Köln/Wien – Der am Mittwoch vorgestellte Entwurf für das europäische Klimagesetz ist fraglos sehr ambitioniert: Er sieht vor, die Treibhausgas-Emissionen in der EU bis zum Jahr 2050 auf netto null zu reduzieren. Als Zwischenziel soll eine Emissionsminderung von 50 bis 55 Prozent bis ins Jahr 2030 im Vergleich zu 1990 auf die Machbarkeit hin zumindest untersucht werden.

Falls die EU wirklich verbindlich beschließen sollte, dieses Ziel vorzuschreiben, käme das für Niklas Höhne, Professor für Klimaschutz an der Wageningen Uni in den Niederlanden, einem Durchbruch gleich: "Es wäre ein starkes Signal an die europäische Industrie, aber auch an die ganze Welt, dass die EU es ernst meint mit dem Klimaschutz. Auch würde es dem Pariser Klimaschutzabkommen neuen Aufwind geben."

Diskrepanz von Weg und Ziel

Höhne, der zudem das New Climate Institute in Köln leitet, hat aber unabhängig von der EU-Kommission am Mittwoch in einem Kommentar im Fachblatt "Nature" den aktuellen Status quo in Sachen Klimaschutz skizziert. Wie nicht weiter überraschend klaffen Anfang 2020 die Ziele und die Wege zum Erreichen dieser Ziele deutlich auseinander – so sehr, dass wir nach einem versäumten Jahrzehnt unsere Anstrengungen im Vergleich zu 2010 vervielfachen und/oder beschleunigen müssen.

Basis für den düsteren Befund waren die sogenannten Emissions Gap Reports des Umweltprogramms der Vereinten Nationen (UNEP). Diese Berichte, die seit 2010 erscheinen, weisen für jedes Land die Diskrepanz zwischen den zugesagten Reduktionen beim Treibhausgasausstoß und den tatsächlichen Emissionen aus – und zeigen unter dem Strich, dass die 2010er-Jahre für den Klimaschutz ein verlorenes Jahrzehnt waren.
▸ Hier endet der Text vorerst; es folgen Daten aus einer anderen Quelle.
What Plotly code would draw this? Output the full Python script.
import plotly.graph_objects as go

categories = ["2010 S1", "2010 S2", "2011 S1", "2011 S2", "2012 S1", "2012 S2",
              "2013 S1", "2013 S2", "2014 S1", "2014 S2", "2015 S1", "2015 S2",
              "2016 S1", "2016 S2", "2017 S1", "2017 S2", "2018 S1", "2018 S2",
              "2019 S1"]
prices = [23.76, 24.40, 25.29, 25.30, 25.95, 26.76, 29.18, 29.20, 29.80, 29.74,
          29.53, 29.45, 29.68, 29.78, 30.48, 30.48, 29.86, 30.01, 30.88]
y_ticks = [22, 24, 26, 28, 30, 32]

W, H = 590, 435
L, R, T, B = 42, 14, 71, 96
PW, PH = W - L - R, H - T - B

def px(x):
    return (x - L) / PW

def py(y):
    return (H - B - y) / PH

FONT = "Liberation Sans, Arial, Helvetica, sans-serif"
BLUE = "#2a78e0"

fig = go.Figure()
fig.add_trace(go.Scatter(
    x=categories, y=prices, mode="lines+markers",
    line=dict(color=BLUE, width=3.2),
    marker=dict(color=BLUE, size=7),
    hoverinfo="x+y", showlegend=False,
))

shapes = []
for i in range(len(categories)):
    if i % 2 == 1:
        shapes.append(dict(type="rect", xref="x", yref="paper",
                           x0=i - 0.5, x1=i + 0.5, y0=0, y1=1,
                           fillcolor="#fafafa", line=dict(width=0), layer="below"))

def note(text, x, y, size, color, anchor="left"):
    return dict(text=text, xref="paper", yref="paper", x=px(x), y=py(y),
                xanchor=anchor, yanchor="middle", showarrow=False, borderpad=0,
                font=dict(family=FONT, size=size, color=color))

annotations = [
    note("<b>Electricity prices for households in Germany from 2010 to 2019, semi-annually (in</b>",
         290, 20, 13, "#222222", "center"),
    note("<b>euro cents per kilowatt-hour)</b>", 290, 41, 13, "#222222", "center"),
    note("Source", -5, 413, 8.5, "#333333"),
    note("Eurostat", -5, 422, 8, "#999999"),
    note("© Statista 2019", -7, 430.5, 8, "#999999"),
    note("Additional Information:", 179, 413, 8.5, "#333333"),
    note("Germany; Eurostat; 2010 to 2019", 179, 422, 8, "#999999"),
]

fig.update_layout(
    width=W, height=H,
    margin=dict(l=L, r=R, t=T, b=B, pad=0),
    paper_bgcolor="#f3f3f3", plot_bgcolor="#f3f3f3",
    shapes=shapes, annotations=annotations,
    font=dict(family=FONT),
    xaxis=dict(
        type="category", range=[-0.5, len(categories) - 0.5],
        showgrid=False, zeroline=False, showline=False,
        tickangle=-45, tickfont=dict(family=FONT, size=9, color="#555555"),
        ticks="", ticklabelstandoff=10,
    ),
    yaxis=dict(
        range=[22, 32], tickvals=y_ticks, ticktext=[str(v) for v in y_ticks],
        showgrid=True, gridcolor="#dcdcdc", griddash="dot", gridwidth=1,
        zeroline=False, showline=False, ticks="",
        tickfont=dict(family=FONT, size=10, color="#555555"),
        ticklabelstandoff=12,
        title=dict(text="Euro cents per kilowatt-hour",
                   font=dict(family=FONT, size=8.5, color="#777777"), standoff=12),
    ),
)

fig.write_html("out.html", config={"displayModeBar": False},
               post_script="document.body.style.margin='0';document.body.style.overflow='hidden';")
Sieben Prozent Rückgang jährlich

Hätte man im Jahr 2010 bereits konsequent mit dem Rückgang der Emissionen begonnen, dann wäre diese bis 2030 auf jährlich nur rund zwei Prozent beschränkt gewesen, um das Zwei-Grad-Ziel zu erreichen. Nun sind es drei Prozent Rückgang pro Jahr, die ab sofort nötig wären. Wenn wir das in Paris beschlossene Ziel einer Beschränkung der Erwärmung auf 1,5 Grad Celsius erreichen wollen, müssten die Reduktionen ab sofort sieben Prozent betragen.

Auch das Zeitfenster für die Halbierung der globalen Emissionen hat sich verringert: Heute beträgt es nur noch zehn Jahre für 1,5 Grad Celsius und 25 Jahre für zwei Grad Celsius. Zum Vergleich: 2010 wären es noch 30 Jahre gewesen.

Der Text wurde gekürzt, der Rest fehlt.